Thursday, January 5, 2012

Should a Corporation Be Able to Claw Back Executive Compensation If the Stock Crashes Due to Market

Due to the political rhetoric of class warfare it seems as if the public doesn't want executives to earn big bonuses and high salaries. Many in Washington DC, especially the politicians that are socialist leaning want to curb these excess bonuses and payments to the boards of directors, and executive management. Still, most of those in the corporate world and investment world believe that it should be up to the shareholders to decide. Okay so let's talk about this shall we?

It is amazing when shareholders are asked to vote, they will often approve big bonuses, huge stock options, and higher salaries for executives that increase the stock price in any given quarter or year. The shareholders could be said to be greedy, but they own the company, and who is to debate that? They own the company, and they should decide how much the corporate executives are paid, not politicians in Washington DC, or the 99% who are occupying the park who don't actually own any stock in the company. You see my point?

Another interesting issue of contention is that often when the market is in full swing, in a bull market, many of these corporations make hand-over-fist in quarterly profits, and the stock price rises dramatically, even though the executives running the company had very little to do with it. During these periods the executives also get bonuses, often bonuses they do not deserve.

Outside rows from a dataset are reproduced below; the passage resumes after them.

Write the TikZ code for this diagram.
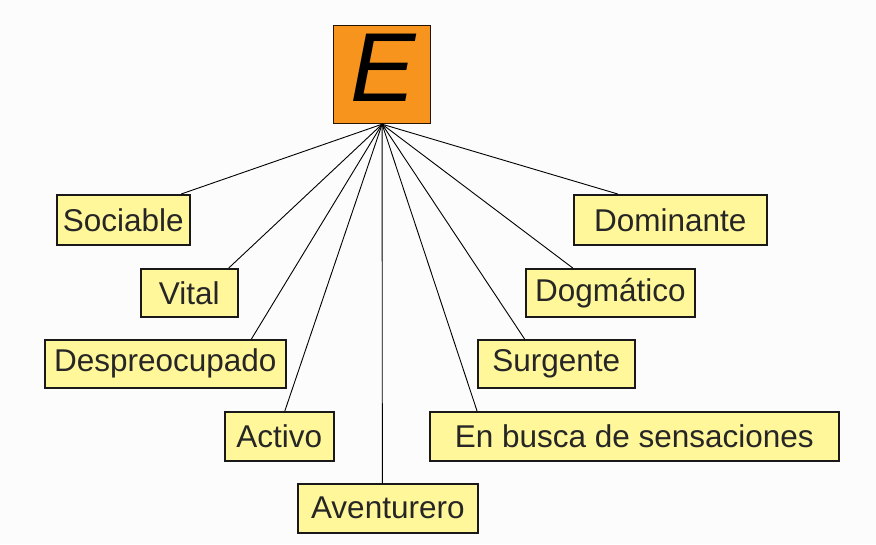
\documentclass[tikz,border=0pt]{standalone}
\usepackage{fontspec}
\setmainfont{Liberation Sans}
\usetikzlibrary{calc}
\definecolor{boxfill}{RGB}{255,247,153}
\definecolor{eorange}{RGB}{247,148,30}
\definecolor{bgc}{RGB}{252,252,252}
\begin{document}
\begin{tikzpicture}[x=1pt,y=-1pt,
  trait/.style={draw=black!90,line width=1.6pt,fill=boxfill,inner sep=0pt,anchor=north west,
    font=\fontsize{31.5}{34}\selectfont,text=black!85},
  conn/.style={line width=0.9pt,black}]
\fill[bgc] (0,0) rectangle (876,544);
\useasboundingbox (0,0) rectangle (876,544);
% hub box
\node[draw=black!85!orange,line width=1.2pt,fill=eorange,minimum width=97pt,minimum height=98pt,inner sep=0pt,anchor=north west] (E) at (333,25) {};
\node[font=\fontsize{98}{100}\selectfont\itshape] (Eletter) at ($(E.center)+(1,-7)$) {E};
% trait boxes
\node[trait,minimum width=133pt,minimum height=50pt] (soc) at (56,194) {Sociable};
\node[trait,minimum width=97pt,minimum height=48pt] (vit) at (140,268) {Vital};
\node[trait,minimum width=241pt,minimum height=48pt] (des) at (44,339) {Despreocupado};
\node[trait,minimum width=109pt,minimum height=49pt] (act) at (224,411) {Activo};
\node[trait,minimum width=180pt,minimum height=49pt] (ave) at (297,483) {Aventurero\hspace{5pt}};
\node[trait,minimum width=193pt,minimum height=50pt] (dom) at (573,194) {Dominante};
\node[trait,minimum width=169pt,minimum height=48pt] (dog) at (525,268) {Dogmático};
\node[trait,minimum width=157pt,minimum height=48pt] (sur) at (477,339) {Surgente};
\node[trait,minimum width=409pt,minimum height=49pt] (enb) at (429,411) {En busca de sensaciones};
% connectors
\draw[conn] (E.south) -- ($(soc.north west)!0.93!(soc.north east)$);
\draw[conn] (E.south) -- ($(vit.north west)!0.90!(vit.north east)$);
\draw[conn] (E.south) -- ($(des.north west)!0.855!(des.north east)$);
\draw[conn] (E.south) -- ($(act.north west)!0.55!(act.north east)$);
\draw[conn] (E.south) -- ($(ave.north west)!0.47!(ave.north east)$);
\draw[conn] (E.south) -- ($(dom.north west)!0.23!(dom.north east)$);
\draw[conn] (E.south) -- ($(dog.north west)!0.28!(dog.north east)$);
\draw[conn] (E.south) -- ($(sur.north west)!0.30!(sur.north east)$);
\draw[conn] (E.south) -- ($(enb.north west)!0.117!(enb.north east)$);
\end{tikzpicture}
\end{document}
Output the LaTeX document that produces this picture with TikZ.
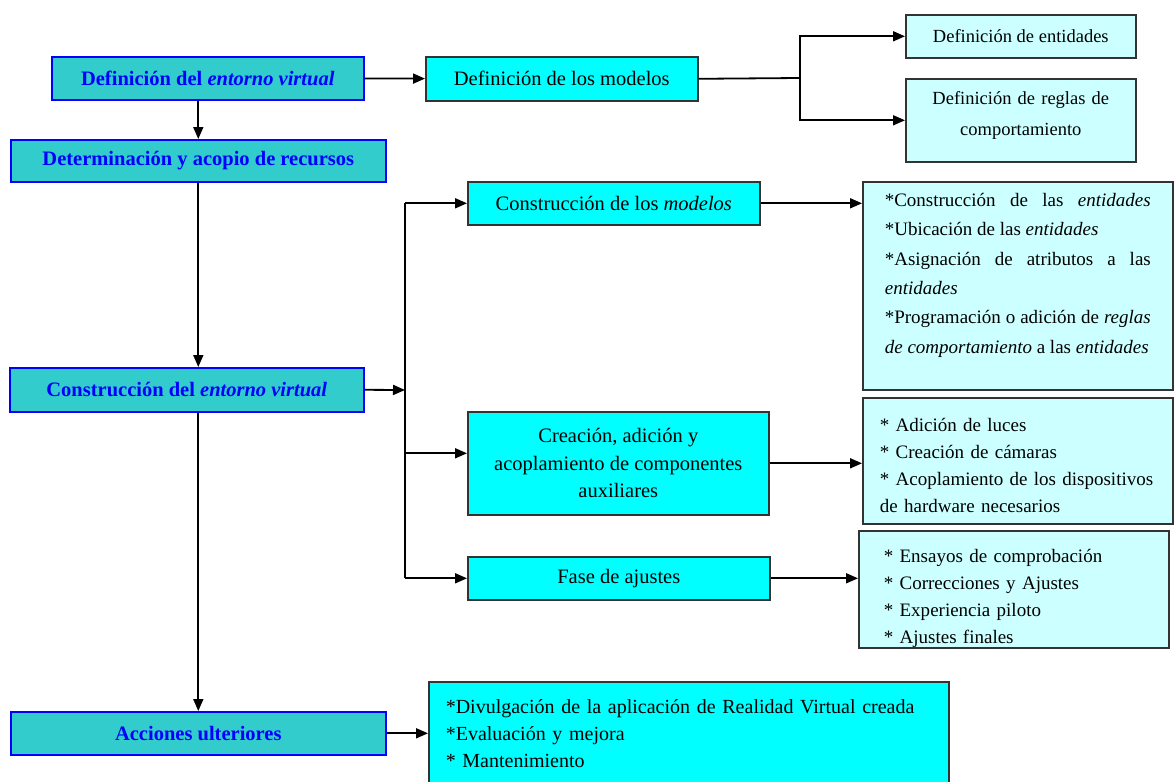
\documentclass[tikz,border=0pt]{standalone}
\usepackage{fontspec}
\setmainfont{Liberation Serif}
\usetikzlibrary{arrows.meta, positioning}
\definecolor{tealbox}{HTML}{33CCCC}
\definecolor{cyanbox}{HTML}{00FFFF}
\definecolor{palebox}{HTML}{CCFFFF}
\definecolor{edgegray}{HTML}{333333}
\setlength{\parindent}{0pt}
\hyphenpenalty=10000
% empty space below the lines of a box / height of its first line
\newcommand{\padbelow}[1]{\par\nointerlineskip\vspace{#1}\hbox{}}
\newcommand{\firstline}[1]{\rule{0pt}{#1}}

\begin{document}
\begin{tikzpicture}[
    x=1pt, y=-1pt,
    phase/.style={rectangle, draw=blue, fill=tealbox, line width=1.6pt, text=blue, inner sep=0pt, anchor=north west, align=center, font=\bfseries\fontsize{20.5pt}{27pt}\selectfont},
    task/.style={rectangle, draw=edgegray, fill=cyanbox, line width=1.6pt, inner sep=0pt, anchor=north west, align=center, font=\fontsize{20.5pt}{27.5pt}\selectfont},
    detail/.style={rectangle, draw=edgegray, fill=palebox, line width=1.6pt, inner sep=0pt, anchor=north west, align=center, font=\fontsize{18.5pt}{27pt}\selectfont},
    notes/.style={detail, align=left, font=\fontsize{19pt}{27pt}\selectfont},
    arrow/.style={-{Triangle[length=12pt, width=10pt]}, line width=1.8pt},
    link/.style={line width=1.8pt}
]
\useasboundingbox[fill=white] (0,0) rectangle (1174,781);

% left column
\node[phase, minimum width=312, minimum height=43] (ent) at (51,56) {Definición del \textit{entorno virtual}};
\node[phase, minimum width=375, minimum height=42] (rec) at (10,139) {Determinación y acopio de recursos};
\node[phase, minimum width=354, minimum height=44] (cons) at (9,367) {Construcción del \textit{entorno virtual}};
\node[phase, minimum width=375, minimum height=43] (acc) at (10,711) {Acciones ulteriores};

% models
\node[task, minimum width=272, minimum height=44] (modelos) at (425,56) {Definición de los modelos};
\node[detail, minimum width=230, minimum height=43] (entid) at (905,14) {Definición de entidades};
\node[detail, text width=230, minimum height=83, font=\fontsize{18.5pt}{31pt}\selectfont] (reglas) at (905,78) {Definición de reglas de\\comportamiento\padbelow{10pt}};

% construction
\node[task, minimum width=292, minimum height=43] (cmod) at (467,181) {Construcción de los \textit{modelos}};
\node[task, minimum width=301, minimum height=103] (aux) at (467,411) {Creación, adición y\\acoplamiento de componentes\\auxiliares};
\node[task, minimum width=302, minimum height=43] (ajus) at (467,556) {Fase de ajustes};

\node[notes, align=justify, text width=266, minimum width=310, minimum height=208, font=\fontsize{19pt}{29.4pt}\selectfont] (cent) at (862,181)
  {*Construcción de las \textit{entidades}\linebreak
   *Ubicación de las \textit{entidades}\par
   *Asignación de atributos a las\linebreak \textit{entidades}\par
   *Programación o adición de \textit{reglas}\linebreak \textit{de comportamiento} a las \textit{entidades}\padbelow{21pt}};
\node[notes, text width=276, minimum width=310, minimum height=126] (auxl) at (862,397)
  {\firstline{22pt}* Adición de luces\\{}* Creación de cámaras\\{}* Acoplamiento de los dispositivos\\de hardware necesarios};
\node[notes, text width=260, minimum width=310, minimum height=117] (ajusl) at (858,530)
  {\firstline{31pt}* Ensayos de comprobación\\{}* Correcciones y Ajustes\\{}* Experiencia piloto\\{}* Ajustes finales};

% follow-up
\node[task, align=left, text width=486, minimum width=520, minimum height=110, font=\fontsize{20pt}{27pt}\selectfont] (accl) at (428,681)
  {*Divulgación de la aplicación de Realidad Virtual creada\\{}*Evaluación y mejora\\{}* Mantenimiento\padbelow{6pt}};

\coordinate (splitA) at (800,78);
\coordinate (splitB) at (405,390);
\coordinate (auxin) at ([yshift=10pt]aux.west);

% connectors
\draw[arrow] (ent) -- (modelos);
\draw[link] (modelos.east) -- (splitA);
\draw[arrow] (splitA) |- (entid.west);
\draw[arrow] (splitA) |- (reglas.west);

\draw[arrow] (rec.north |- ent.south) -- (rec.north);
\draw[arrow] (rec.south) -- (rec.south |- cons.north);
\draw[arrow] (acc.north |- cons.south) -- (acc.north);

\draw[arrow] (cons.east) -- (splitB);
\draw[link] (splitB |- cmod.west) -- (splitB |- ajus.west);
\draw[arrow] (splitB |- cmod.west) -- (cmod.west);
\draw[arrow] (splitB |- auxin) -- (auxin);
\draw[arrow] (splitB |- ajus.west) -- (ajus.west);

\draw[arrow] (cmod.east) -- (cmod.east -| cent.west);
\draw[arrow] (aux.east) -- (aux.east -| auxl.west);
\draw[arrow] (ajus.east) -- (ajus.east -| ajusl.west);
\draw[arrow] (acc.east) -- (acc.east -| accl.west);

\end{tikzpicture}
\end{document}
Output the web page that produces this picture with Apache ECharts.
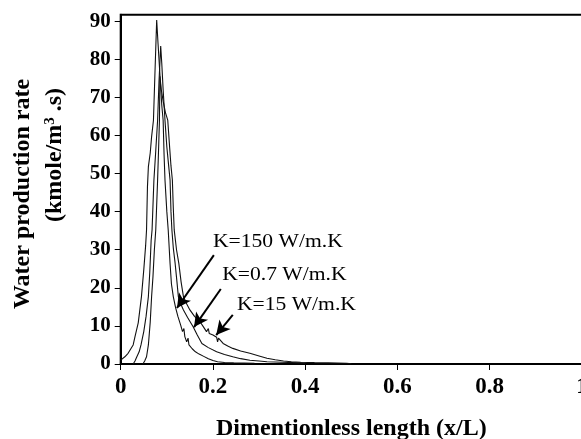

Incidentally, it is common for minority shareholders to file class-action lawsuits requesting to claw back the bonuses from executives after the market falls, the profits collapse, or the economy tanks. Should a Corporation be able to claw back executive compensation if the stock market crashes? It doesn't seem realistically fair to do so, but then again it isn't really fair to overpay and get huge bonuses to executives that had nothing to do with the increase of stock price during a bull market either.

Now then, whose fault is all this anyway? It seems to me that it's everyone's fault, but more so it is a snapshot of our society looking for short-term gain over long term value, profitability, and growth. Executives should not be rewarded for something they didn't do, nor penalized for something that isn't their fault. Nevertheless, they should see the road signs ahead, the writing on the wall, and position the company in a safer realm prior to the downturns, just as they should to make hay on the upswing.